Hi everyone, not sure whether I'm looking for advice or perhaps just sympathy at my frustration. Comment as you wish.
My parents are now aged late 70s, both same age.
My dad has been very active all of his life - had a physically active job and sporty hobbies, with one hobby in particular that still now keeps him fit and active.
My mum has always been less active - had a part time office job alongside being a stay-home mum and sedentary hobbies like crosswords, jigsaws. Her health declined with a difficult menopause and then she also developed bad arthritis.
Lockdown really affected my mum more, with lack of any real mental or physical stimulation she seems to have aged a lot and is now really forgetful, telling me the same stories over again, slower to pick up conversations. Whereas dad has come out of lockdown and straight back into outdoor activity and is loving life again.

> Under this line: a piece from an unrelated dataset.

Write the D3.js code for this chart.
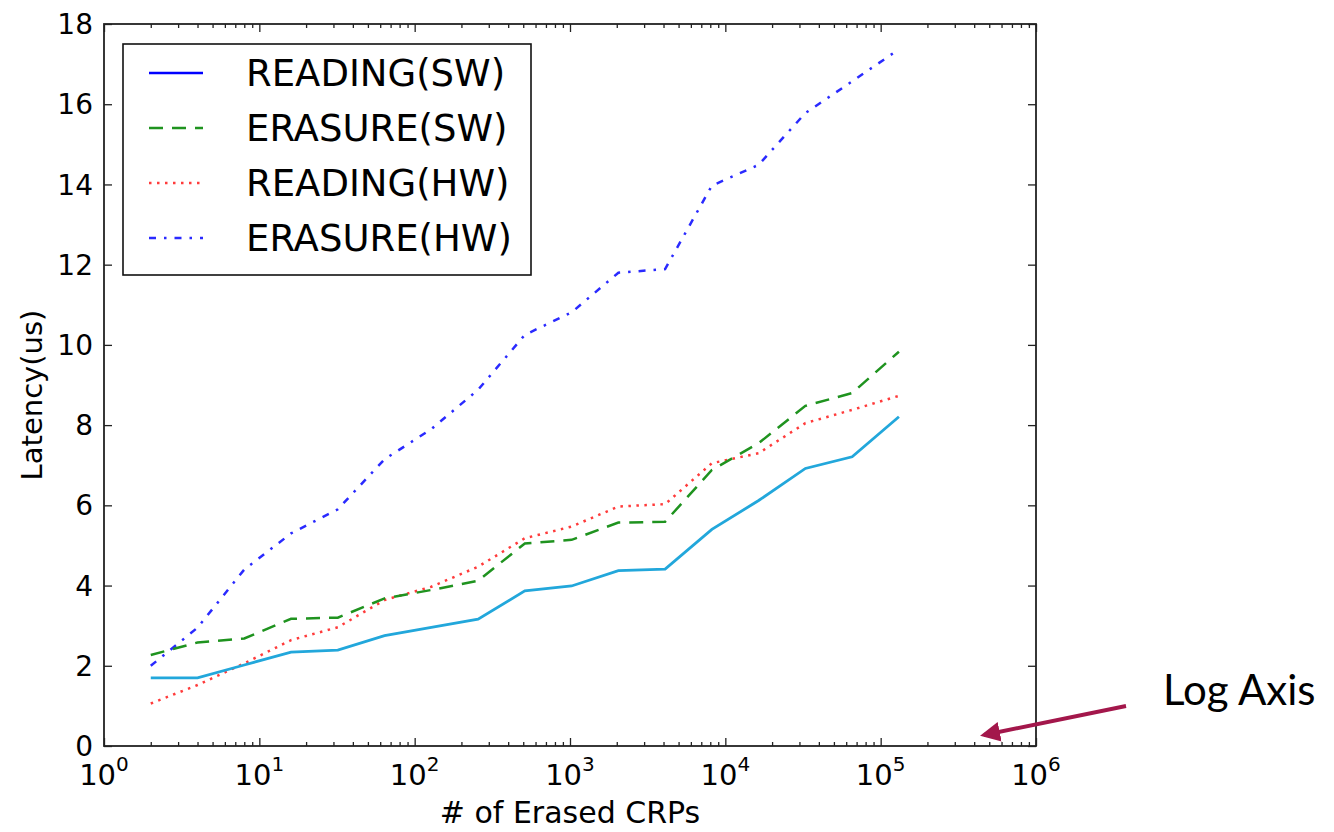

This is the peak of a long-building situation. Mum ageing a lot faster than dad, then dad increasingly keeping himself separate, and mum relying on me for support. I love them both very much but I don't want to be their carer yet, equally don't want to hold my dad back while he's still able to enjoy life.
Dad has now booked to go away for a two-week holiday for his hobby. He's going with some friends and is really excited. Mum is depressed, she wouldn't want to join the activity but hates the idea of being home alone (she's never been able to cope with being alone, they've always gone on holidays together) and has asked if she can stay with me for two weeks. I don't want her to stay that long but feel selfish saying no, knowing that she'll be upset at home alone.
I'm trying to balance wanting them both to enjoy life as best they can, wanting to support them both through old age but not wanting to take on the role of emotional carer.